Hoje, os lucros só são tributados quando distribuídos como dividendos, à tabela progressiva do IRPF (0%-27,5%), ou quando transferidos para os sócios de forma indireta, gerando ganho de capital, sujeito às alíquotas progressivas de 15%-22,5%.

A partir de 1º de janeiro de 2024, essa tributação muda apenas para as entidades controladas no exterior enquadradas em uma das seguintes condições: (i) estejam localizadas em paraíso fiscal ou sujeita a regime fiscal privilegiado; ou (ii) mais de 20% da sua renda total seja composta por renda passiva (royalties, juros, dividendos, aluguéis etc.).

Para as entidades controladas que se enquadrem em uma dessas duas hipóteses, o lucro deverá ser tributado quando apurado no encerramento do exercício, independentemente de distribuição, pelas alíquotas do IRPF indicadas no início.

O lucro será adicionado como custo de aquisição adicional do investimento na Declaração de Ajuste Anual da pessoa física. Quando distribuídos, o custo de aquisição será reduzido, sem nova tributação.

É prevista a possibilidade de deduzir os prejuízos apurados pela controlada (referentes a períodos posteriores à data de produção de efeitos da MP), a parcela de lucros e dividendos das investidas que sejam pessoas jurídicas domiciliadas no Brasil, e o imposto sobre a renda pago no exterior pela controlada e suas investidas.

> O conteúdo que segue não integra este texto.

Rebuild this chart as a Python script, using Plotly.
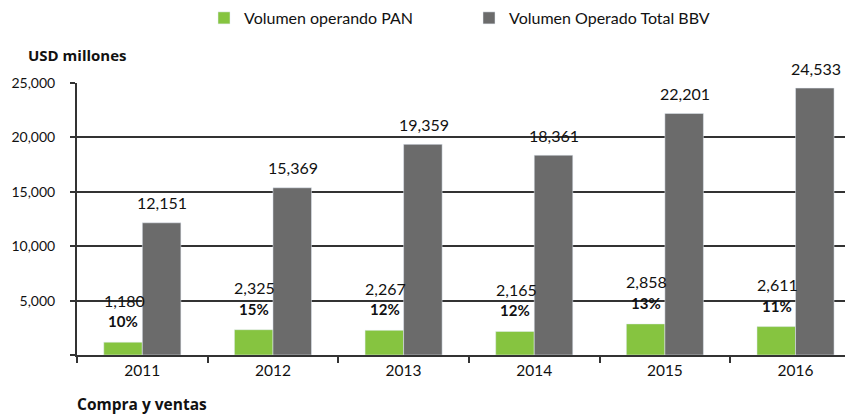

A MP define controlada não apenas pelo controle societário (preponderância nas decisões ou 50% ou mais do capital votante), mas também pelo controle econômico (direito a mais de 50% na percepção de lucros ou recebimento de ativos na liquidação).

A MP altera parcialmente o regime de caixa aplicado à tributação da renda da pessoa física e introduz regras anti-diferimento do imposto, em linha com as regras vigentes nos Estados Unidos para a Foreign Personal Holding Company Income e Passive Foreign Investment Company, por exemplo.

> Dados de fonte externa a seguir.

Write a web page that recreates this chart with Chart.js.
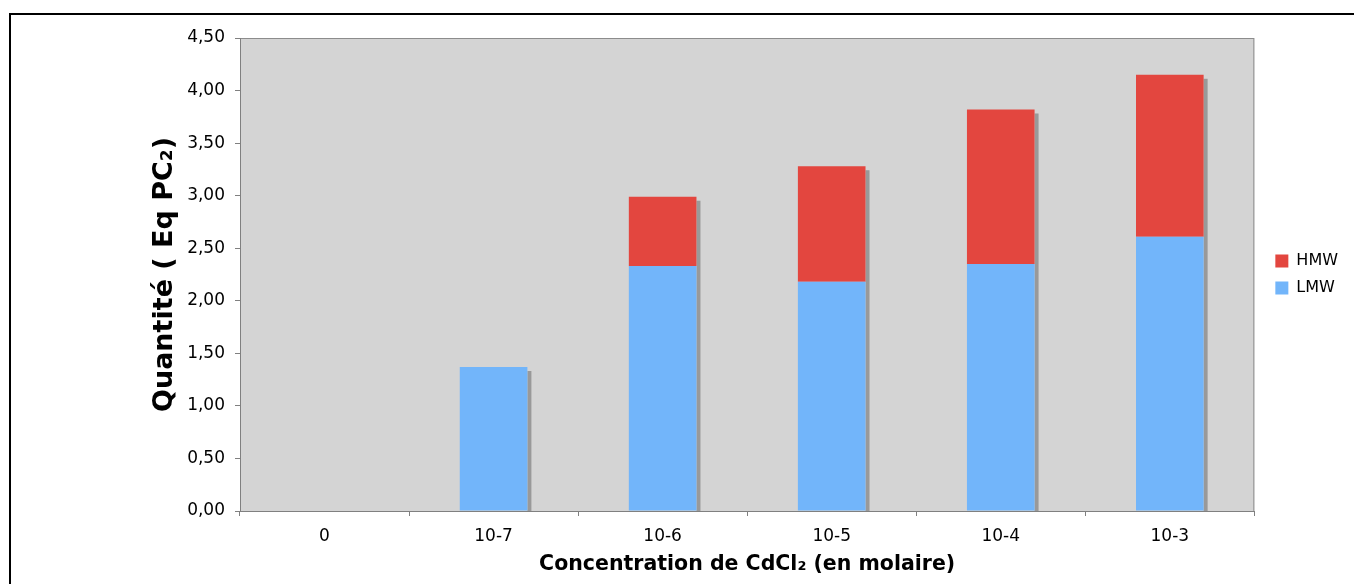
<!DOCTYPE html>
<html>
<head>
<meta charset="utf-8">
<script src="https://cdn.jsdelivr.net/npm/chart.js@4.4.1/dist/chart.umd.min.js"></script>
<style>
html, body { margin: 0; padding: 0; width: 1354px; height: 584px; background: #fff; overflow: hidden; position: relative; }
#frame { position: absolute; left: 9px; top: 13px; right: 0; bottom: 0; border-left: 2px solid #000; border-top: 2px solid #000; }
#myChart { position: absolute; left: 0; top: 0; }
</style>
</head>
<body>
<div id="frame"></div>
<canvas id="myChart" width="1354" height="584"></canvas>
<script>
const categories = ['0', '10-7', '10-6', '10-5', '10-4', '10-3'];
const lmwValues = [0, 1.37, 2.33, 2.18, 2.35, 2.61];
const hmwValues = [0, 0, 0.66, 1.10, 1.47, 1.54];

// gray plot background + thin border like the old excel chart
const plotBg = {
    id: 'plotBg',
    beforeDraw(chart) {
        const {ctx, chartArea: a} = chart;
        ctx.save();
        ctx.fillStyle = '#d4d4d4';
        ctx.fillRect(a.left, a.top, a.right - a.left, a.bottom - a.top);
        ctx.strokeStyle = '#8c8c8c';
        ctx.lineWidth = 1;
        ctx.strokeRect(a.left + 0.5, a.top + 0.5, a.right - a.left - 1, a.bottom - a.top);
        ctx.restore();
    }
};

// drop shadow on the right side of each stack
const barShadow = {
    id: 'barShadow',
    beforeDatasetsDraw(chart) {
        const ctx = chart.ctx;
        const metas = chart.data.datasets.map((d, i) => chart.getDatasetMeta(i));
        ctx.save();
        ctx.fillStyle = '#999999';
        categories.forEach((c, j) => {
            let top = null, right = null;
            metas.forEach((m, i) => {
                const v = chart.data.datasets[i].data[j];
                const el = m.data[j];
                if (!v || !el) return;
                if (top === null || el.y < top) top = el.y;
                right = el.x + el.width / 2;
            });
            if (top === null) return;
            const base = chart.chartArea.bottom;
            ctx.fillRect(right, top + 4, 4, base - top - 4);
        });
        ctx.restore();
    }
};

// nudge legend a bit away from the plot
const legendShift = {
    id: 'legendShift',
    afterLayout(chart) {
        chart.legend.left += 10;
        chart.legend.right += 10;
    }
};

const ctx = document.getElementById('myChart');
const chartInstance = new Chart(ctx, {
    type: 'bar',
    data: {
        labels: categories,
        datasets: [{
            label: 'LMW',
            data: lmwValues,
            backgroundColor: '#72b5fa',
            borderWidth: 0
        }, {
            label: 'HMW',
            data: hmwValues,
            backgroundColor: '#e3463f',
            borderWidth: 0
        }]
    },
    options: {
        responsive: false,
        animation: false,
        barPercentage: 0.4,
        categoryPercentage: 1.0,
        layout: {
            padding: { left: 140, top: 38, right: 16, bottom: 0 }
        },
        plugins: {
            tooltip: { enabled: false },
            legend: {
                position: 'right',
                fullSize: false,
                reverse: true,
                labels: {
                    boxWidth: 13,
                    boxHeight: 13,
                    padding: 11,
                    color: '#000',
                    font: { family: 'DejaVu Sans', size: 16 }
                }
            }
        },
        scales: {
            x: {
                stacked: true,
                afterFit(scale) { scale.height = 73; },
                grid: { display: true, drawOnChartArea: false, drawTicks: true, tickLength: 5, color: '#808080' },
                border: { color: '#808080' },
                ticks: { color: '#000', padding: 10, font: { family: 'DejaVu Sans', size: 17 } },
                title: {
                    display: true,
                    text: 'Concentration de CdCl\u2082 (en molaire)',
                    color: '#000',
                    padding: { top: 0, bottom: 7 },
                    font: { family: 'DejaVu Sans', size: 20.5, weight: 'bold' }
                }
            },
            y: {
                stacked: true,
                min: 0,
                max: 4.5,
                afterFit(scale) { scale.width = 100; },
                grid: { display: true, drawOnChartArea: false, drawTicks: true, tickLength: 5, color: '#808080' },
                border: { color: '#808080' },
                ticks: {
                    stepSize: 0.5,
                    color: '#000',
                    padding: 10,
                    font: { family: 'DejaVu Sans', size: 17 },
                    callback: (v) => v.toFixed(2).replace('.', ',')
                },
                title: {
                    display: true,
                    text: 'Quantit\u00e9 ( Eq PC\u2082)',
                    color: '#000',
                    padding: { top: 9, bottom: 0 },
                    font: { family: 'DejaVu Sans', size: 27, weight: 'bold' }
                }
            }
        }
    },
    plugins: [plotBg, barShadow, legendShift]
});
</script>
</body>
</html>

Essas mudanças se assemelham às promovidas pelo art. 74 da MP 2.158-35/2001, julgado inconstitucional em parte pelo STF na ADI 2.588.

Tributação de trusts

É também de grande relevância a instituição de regras específicas para a tributação de trusts, hoje inexistentes no ordenamento.

De forma resumida, o trust é uma relação jurídica entre o instituidor (settlor), que transfere bens e direitos para um fundo que será gerido por um administrador (trustee) em benefício de um ou mais beneficiários, que são as pessoas indicadas pelo instituidor para receber os bens e direitos do trust.

Pela MP, o instituidor continua como titular dos bens e direitos transferidos ao trust, que passarão para a titularidade dos beneficiários na distribuição ou no falecimento do instituidor.

A partir de 1º de janeiro de 2024, em relação a 31 de dezembro de 2023, o titular desses bens e direitos deverá declarar os bens e direitos do trust, individualizadamente (e não o trust), na Declaração de Ajuste Anual, pelo custo de aquisição. A partir dessa data, o titular deverá, também, oferecer à tributação os rendimentos e ganhos de capital correspondentes, pelas mesmas regras e alíquotas aplicáveis aos demais rendimentos obtidos no exterior.

A transmissão do trust terá natureza de doação, se ocorrida durante a vida do instituidor, ou transmissão causa mortis, se decorrente do seu falecimento.

Opção de atualização do valor de bens

A pessoa física impactada pelas mudanças poderá optar por atualizar o valor dos bens e direitos no exterior informados na sua DAA (com algumas exceções expressas) para o valor de mercado em 31 de dezembro de 2022 e tributar a diferença para o custo de aquisição, pelo IRPF, à alíquota definitiva de 10%, que deverá ser pago até 30 de novembro de 2023.

A opção poderá ser exercida em conjunto ou separadamente para cada bem ou direito no exterior.

Especificamente para controladas no exterior, a pessoa física que tiver optado pela atualização até 31 de dezembro de 2022 poderá optar, separadamente, por atualizar o valor de mercado para o período de 1º de janeiro de 2023 a 31 de dezembro de 2023, com pagamento do IRPF à alíquota definitiva de 10%, que deverá ser pago até 31 de maio de 2024.

Possíveis questionamentos

Algumas das mudanças podem vir a ser questionadas, por incompatibilidade com a Constituição Federal, o art. 43 do Código Tributário Nacional e o art. 7º dos acordos bilaterais contra a dupla tributação da renda assinados pelo Brasil.

Para que produza efeitos concretos a partir de 1º de janeiro de 2023, a MP precisa ainda ser convertida em lei no prazo de até 120 dias.